Dari jejak kaki, tampak bahwa anak-anak dan llama dipimpin dalam satu baris dan dikorbankan satu demi satu. Bahkan ada jejak-jejak terselip di sedimen yang menunjukkan tempat-tempat di mana para korban enggan untuk berpartisipasi.
Tubuh anak-anak itu dikuburkan menghadap ke barat, ke arah Samudera Pasifik, sementara llama dimakamkan menghadap ke timur, ke arah pegunungan Andes.
Bersama dengan peninggalan jasad anak-anak, para arkeolog menemukan tubuh seorang pria dan dua wanita di dekat tempat persembahan. Para peneliti berpikir orang dewasa tersebut mungkin orang yang telah melakukan pembunuhan dalam ritual, kemudian dieksekusi tak lama setelah itu.
Pemotongan yang dilakukan secara tepat pada kerangka menunjukkan bahwa pembunuhan dilakukan oleh tangan yang telah terlatih, menurut laporan National Geographic.
“Ini adalah ritual pembunuhan, dan sangat sistematis,” kata Verano kepada National Geographic.
Pembunuhan itu mungkin sebagai tanggapan atas peristiwa El Nino
Para peneliti sekarang berusaha mencari tahu mengapa anak-anak ini dikorbankan. Sebuah teori mengatakan: cuaca buruk.

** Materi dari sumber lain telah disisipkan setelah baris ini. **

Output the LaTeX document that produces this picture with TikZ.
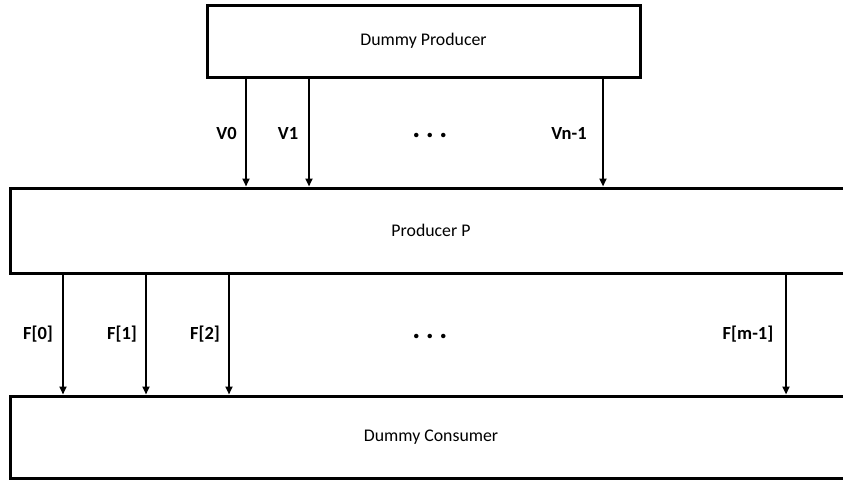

Dalam lapisan sedimen di lokasi, para peneliti menemukan bukti bahwa wilayah tersebut mengalami curah hujan yang parah dan banjir di sekitar waktu yang sama dengan pengorbanan, kemungkinan karena suhu laut yang meningkat dari peristiwa El Nino. Banjir mungkin telah merusak lahan pertanian di kawasan itu, yang bisa menyebabkan kelaparan massal.
Pengorbanan anak mungkin merupakan upaya terakhir dengan harapan bahwa gerakan itu akan memperbaiki cuaca dengan menenangkan para dewa.
Kerajaan Chimú pernah membentang di petak besar pantai Pasifik Amerika Selatan, termasuk Peru, Ekuador, dan Chili saat ini. Tetapi catatan arkeologi menunjukkan mereka menyerah pada invasi Inca hanya beberapa dekade setelah pengorbanan tersebut terjadi.
“Ini membuat Anda bertanya-tanya berapa banyak situs lain seperti ini yang mungkin ada di luar sana di daerah itu untuk penelitian masa depan,” Prieto mengatakan pada National Geographic. “Ini mungkin saja seperti puncak gunung es.”